На улице я жадно выкурил сигарету и сразу же зажег новую. Вдалеке, в конце квартала, под фонарем теперь топтался только один «ночной мотылек» в облегающих брючках и расстегнутой до пупка рубашке. Возможно, его сотоварищ поступил мудрее, нарядившись в кимоно. Я дымил уже третьей сигаретой, когда нарик вывалился из клуба. Увидев меня снова, он застыл на месте.
– Ты, конечно можешь ходить за мной по пятам всю ночь, но так ничего и не добьешься, или мы можем поговорить прямо сейчас, – сказал я.
Он оглянулся на своего приятеля, топтавшегося под фонарем, и я поспешил предложить:
– Хочешь, отойдем куда-нибудь в сторонку.
– Встретимся на набережной, на Шестой, – сказал он, не глядя в мою сторону.
– У тебя есть что мне сообщить?
Он не ответил и удалился по направлению к перекрестку.
Я повернул в противоположную сторону, быстро дошел до конца квартала и свернул направо, на Шестую улицу, к набережной.
Глава 20
Глава 20
Он шел к набережной мимо погруженных в темноту закрытых магазинов.

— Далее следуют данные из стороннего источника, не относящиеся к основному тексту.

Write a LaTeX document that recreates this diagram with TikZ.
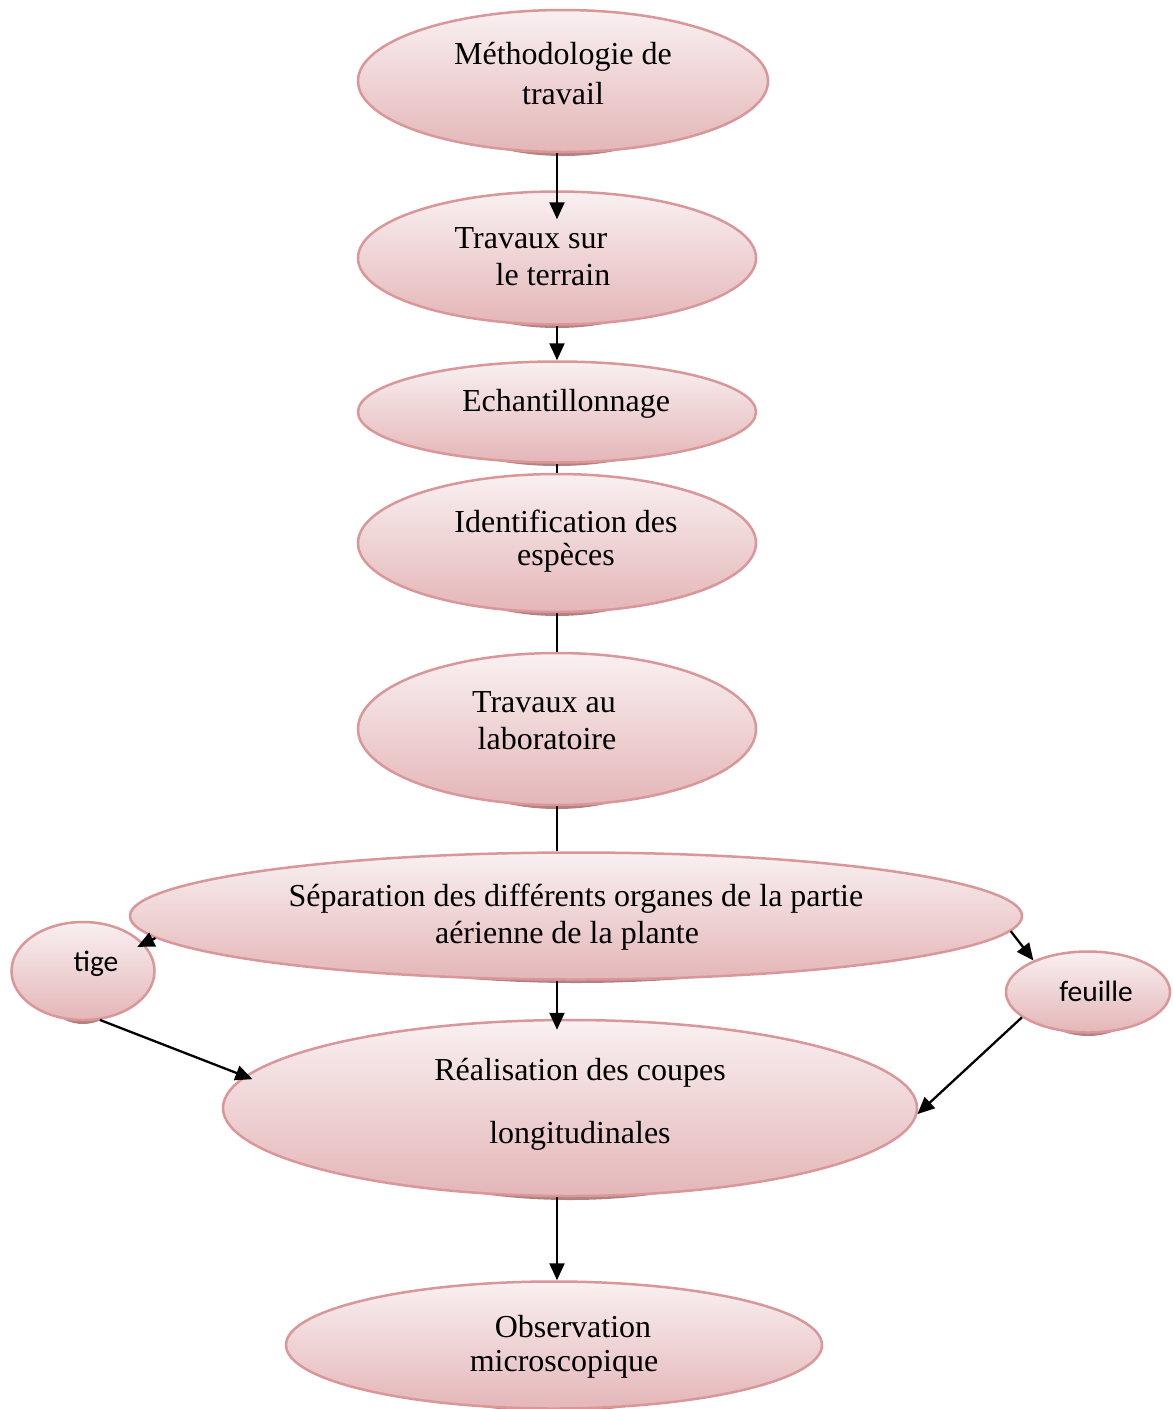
\documentclass[tikz,border=0pt]{standalone}
\usepackage{fontspec}
\setmainfont{Liberation Serif}
\newfontfamily\calib{Carlito}
\usetikzlibrary{arrows.meta,shapes.geometric}
\definecolor{elltop}{HTML}{F9F0F1}
\definecolor{ellbot}{HTML}{E4B6B8}
\definecolor{ellline}{HTML}{D9979A}
\definecolor{shadowc}{HTML}{A86C6E}
\tikzset{
  ell/.style={ellipse, draw=ellline, line width=2.5pt, top color=elltop, bottom color=ellbot, inner sep=0pt},
  txt/.style={font=\fontsize{32}{37}\selectfont, inner sep=0pt, align=center, text=black},
  stxt/.style={font=\calib\fontsize{29.5}{34}\selectfont, inner sep=0pt, text=black},
  arr/.style={line width=2.3pt, -{Triangle[length=17pt,width=15pt]}},
  lnk/.style={line width=2.3pt},
  shd/.style={fill=shadowc, opacity=0.85}
}
\begin{document}
\begin{tikzpicture}[x=1pt,y=-1pt]
\fill[white] (0,0) rectangle (1173,1409);
\useasboundingbox (0,0) rectangle (1173,1409);
% shadows
\fill[shd] (563,85) ellipse [x radius=140, y radius=71];
\fill[shd] (557,262) ellipse [x radius=135, y radius=66];
\fill[shd] (557,416) ellipse [x radius=135, y radius=50];
\fill[shd] (557,547) ellipse [x radius=135, y radius=69];
\fill[shd] (557,733) ellipse [x radius=135, y radius=76];
\fill[shd] (576,920) ellipse [x radius=300, y radius=63];
\fill[shd] (83,975) ellipse [x radius=45, y radius=49];
\fill[shd] (1088,996) ellipse [x radius=55, y radius=40];
\fill[shd] (570,1112) ellipse [x radius=240, y radius=88];
\fill[shd] (554,1349) ellipse [x radius=180, y radius=63];
% ellipses
\node[ell, minimum width=410, minimum height=142] (n1) at (563,81) {};
\node[ell, minimum width=398, minimum height=133] (n2) at (557,258) {};
\node[ell, minimum width=398, minimum height=101] (n3) at (557,412) {};
\node[ell, minimum width=398, minimum height=138] (n4) at (557,543) {};
\node[ell, minimum width=398, minimum height=152] (n5) at (557,729) {};
\node[ell, minimum width=892, minimum height=127] (n6) at (576,916) {};
\node[ell, minimum width=143, minimum height=98] (n7) at (83,971) {};
\node[ell, minimum width=164, minimum height=81] (n8) at (1088,992) {};
\node[ell, minimum width=694, minimum height=176] (n9) at (570,1108) {};
\node[ell, minimum width=536, minimum height=127] (n10) at (554,1345) {};
% texts
\node[txt] (t1a) at (563,57) {Méthodologie de};
\node[txt] (t1b) at (563,94) {travail};
\node[txt] (t2a) at (531,238) {Travaux sur};
\node[txt] (t2b) at (553,275) {le terrain};
\node[txt] (t3) at (566,404) {Echantillonnage};
\node[txt] (t4a) at (566,521) {Identification des};
\node[txt] (t4b) at (566,558) {espèces};
\node[txt] (t5a) at (544,702) {Travaux au};
\node[txt] (t5b) at (547,739) {laboratoire};
\node[txt] (t6a) at (576,899) {Séparation des différents organes de la partie};
\node[txt] (t6b) at (567,936) {aérienne de la plante};
\node[stxt] (t7) at (96,964) {tige};
\node[stxt] (t8) at (1096,991) {feuille};
\node[txt] (t9a) at (580,1073) {Réalisation des coupes};
\node[txt] (t9b) at (580,1136) {longitudinales};
\node[txt] (t10a) at (573,1327) {Observation};
\node[txt] (t10b) at (564,1364) {microscopique};
% connectors
\draw[arr] (n1.south -| n2.north) -- ([yshift=-29pt]n2.north);
\draw[arr] (n2.south) -- (n3.north);
\draw[lnk] (n3.south) -- (n4.north);
\draw[lnk] (n4.south) -- (n5.north);
\draw[lnk] (n5.south) -- (n6.north -| n5.south);
\draw[arr] (n6.south -| n5.south) -- ([yshift=-11pt]n9.north -| n5.south);
\draw[arr] (n6.183) -- ([shift={(-6pt,-4pt)}]n7.25);
\draw[arr] (n6.-2.5) -- (n8.150);
\draw[arr] (n7.-71) -- ([xshift=12pt]n9.175.3);
\draw[arr] (n8.201.5) -- (n9.-1.8);
\draw[arr] (n9.south -| n5.south) -- (n10.north -| n5.south);
\end{tikzpicture}
\end{document}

Шел с опущенной головой, время от времени резко оборачиваясь, словно боясь преследования. За три шага до меня он остановился и опять посмотрел назад. Он был моложе, чем мне показалось сначала, – возможно, лет восемнадцати, не больше. Вид у него был болезненный, каждые полминуты его передергивало от озноба, словно на улице стояла не тридцатиградусная жарища, а лютая зима. И он жутко нервничал. Я даже удивлялся, как он вообще мог что-то соображать.

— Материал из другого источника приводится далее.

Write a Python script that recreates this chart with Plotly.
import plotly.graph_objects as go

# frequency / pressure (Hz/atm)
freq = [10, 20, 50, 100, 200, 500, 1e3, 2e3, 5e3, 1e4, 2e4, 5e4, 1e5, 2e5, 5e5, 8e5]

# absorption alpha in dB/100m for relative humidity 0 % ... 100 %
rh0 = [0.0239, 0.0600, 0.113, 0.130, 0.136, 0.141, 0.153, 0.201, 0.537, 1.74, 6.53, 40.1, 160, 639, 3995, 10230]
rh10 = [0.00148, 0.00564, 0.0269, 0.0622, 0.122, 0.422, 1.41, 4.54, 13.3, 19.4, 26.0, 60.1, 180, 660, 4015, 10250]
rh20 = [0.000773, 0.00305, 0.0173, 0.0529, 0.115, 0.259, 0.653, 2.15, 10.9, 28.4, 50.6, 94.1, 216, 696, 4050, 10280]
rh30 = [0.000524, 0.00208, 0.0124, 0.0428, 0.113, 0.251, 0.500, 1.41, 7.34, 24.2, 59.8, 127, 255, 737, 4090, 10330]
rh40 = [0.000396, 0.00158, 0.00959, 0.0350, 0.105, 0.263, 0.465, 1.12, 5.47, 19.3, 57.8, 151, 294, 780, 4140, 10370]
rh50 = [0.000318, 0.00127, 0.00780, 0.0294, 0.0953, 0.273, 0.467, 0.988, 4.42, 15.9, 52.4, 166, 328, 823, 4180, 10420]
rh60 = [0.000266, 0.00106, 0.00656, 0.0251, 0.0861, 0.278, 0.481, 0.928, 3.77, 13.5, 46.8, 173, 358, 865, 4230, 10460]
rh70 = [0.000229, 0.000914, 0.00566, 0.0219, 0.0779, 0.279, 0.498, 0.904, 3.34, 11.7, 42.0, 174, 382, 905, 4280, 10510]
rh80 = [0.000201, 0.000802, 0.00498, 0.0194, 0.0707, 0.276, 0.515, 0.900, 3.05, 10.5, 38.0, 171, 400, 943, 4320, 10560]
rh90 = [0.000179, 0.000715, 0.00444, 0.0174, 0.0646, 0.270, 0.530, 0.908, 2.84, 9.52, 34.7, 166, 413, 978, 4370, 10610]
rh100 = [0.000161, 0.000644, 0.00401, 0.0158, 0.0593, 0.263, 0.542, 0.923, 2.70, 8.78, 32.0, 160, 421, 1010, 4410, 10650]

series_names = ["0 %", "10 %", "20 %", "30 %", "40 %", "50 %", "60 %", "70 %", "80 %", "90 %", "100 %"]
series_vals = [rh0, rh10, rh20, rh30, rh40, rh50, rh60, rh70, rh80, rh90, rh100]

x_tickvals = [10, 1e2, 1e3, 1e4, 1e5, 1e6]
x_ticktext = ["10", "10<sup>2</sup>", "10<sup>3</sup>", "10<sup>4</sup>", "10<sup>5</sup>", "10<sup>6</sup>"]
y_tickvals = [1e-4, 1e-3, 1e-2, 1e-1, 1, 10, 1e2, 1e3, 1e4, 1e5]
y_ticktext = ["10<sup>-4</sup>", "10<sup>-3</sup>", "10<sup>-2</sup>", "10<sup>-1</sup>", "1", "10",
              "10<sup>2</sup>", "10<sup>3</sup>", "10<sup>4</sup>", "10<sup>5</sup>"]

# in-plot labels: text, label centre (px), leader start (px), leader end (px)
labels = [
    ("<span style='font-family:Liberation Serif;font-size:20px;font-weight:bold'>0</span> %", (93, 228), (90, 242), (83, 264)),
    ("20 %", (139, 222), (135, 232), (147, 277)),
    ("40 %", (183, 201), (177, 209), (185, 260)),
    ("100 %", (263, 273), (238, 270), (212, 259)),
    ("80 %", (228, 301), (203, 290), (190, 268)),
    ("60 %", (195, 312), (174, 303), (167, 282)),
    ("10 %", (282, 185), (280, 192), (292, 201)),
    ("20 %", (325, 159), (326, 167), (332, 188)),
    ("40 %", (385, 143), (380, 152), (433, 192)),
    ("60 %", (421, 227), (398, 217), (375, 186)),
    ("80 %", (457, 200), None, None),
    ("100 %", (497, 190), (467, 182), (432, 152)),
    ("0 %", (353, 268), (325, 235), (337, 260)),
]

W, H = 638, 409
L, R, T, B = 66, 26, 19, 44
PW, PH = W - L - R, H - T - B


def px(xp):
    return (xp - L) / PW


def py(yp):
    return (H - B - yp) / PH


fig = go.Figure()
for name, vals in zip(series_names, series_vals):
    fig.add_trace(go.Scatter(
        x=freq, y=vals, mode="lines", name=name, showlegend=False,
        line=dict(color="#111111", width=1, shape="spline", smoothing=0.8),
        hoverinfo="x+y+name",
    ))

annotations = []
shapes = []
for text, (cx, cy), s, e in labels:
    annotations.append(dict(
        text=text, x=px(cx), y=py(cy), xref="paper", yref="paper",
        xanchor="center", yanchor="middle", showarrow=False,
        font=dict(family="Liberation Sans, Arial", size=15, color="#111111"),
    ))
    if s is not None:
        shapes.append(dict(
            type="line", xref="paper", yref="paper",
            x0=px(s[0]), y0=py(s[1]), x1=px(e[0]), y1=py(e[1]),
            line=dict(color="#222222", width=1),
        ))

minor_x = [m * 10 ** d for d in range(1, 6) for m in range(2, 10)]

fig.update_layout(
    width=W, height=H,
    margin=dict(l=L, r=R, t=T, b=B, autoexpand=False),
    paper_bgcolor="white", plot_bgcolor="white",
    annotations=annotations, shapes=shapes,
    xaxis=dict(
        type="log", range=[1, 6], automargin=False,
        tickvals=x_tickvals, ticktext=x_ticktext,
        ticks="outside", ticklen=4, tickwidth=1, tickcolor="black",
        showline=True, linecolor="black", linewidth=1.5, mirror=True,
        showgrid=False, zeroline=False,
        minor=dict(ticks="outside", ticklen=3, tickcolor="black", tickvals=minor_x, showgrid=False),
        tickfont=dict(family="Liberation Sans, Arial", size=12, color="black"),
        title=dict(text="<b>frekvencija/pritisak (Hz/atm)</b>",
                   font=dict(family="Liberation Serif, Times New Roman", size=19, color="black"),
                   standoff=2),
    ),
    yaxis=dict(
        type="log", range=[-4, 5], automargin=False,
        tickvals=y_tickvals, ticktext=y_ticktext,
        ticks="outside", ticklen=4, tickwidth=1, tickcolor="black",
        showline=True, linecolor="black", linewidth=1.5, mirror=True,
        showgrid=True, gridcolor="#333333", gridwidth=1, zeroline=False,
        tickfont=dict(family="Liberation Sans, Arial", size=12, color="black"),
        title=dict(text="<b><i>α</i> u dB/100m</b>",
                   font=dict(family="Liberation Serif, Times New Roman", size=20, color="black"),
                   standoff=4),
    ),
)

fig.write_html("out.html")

– У тебя есть что мне сообщить? – сказал я, стараясь поймать его взгляд.
– Деньги где?
Я достал бумажник и вынул из него пятидолларовую купюру – ту самую, что показывал им на углу, ну или ее родную сестру. Не торопясь протягивать ему деньги, сказал:
– Но это не просто так. Сначала я должен знать, есть ли у тебя что мне рассказать.
– Я могу рассказать. Давай деньги!
– Как тебя зовут?
Лицо его сделалось подозрительным.
– А тебе зачем?
– Но я же должен как-то к тебе обращаться, так и назови имя. Ну, хотя бы свою уличную кликуху.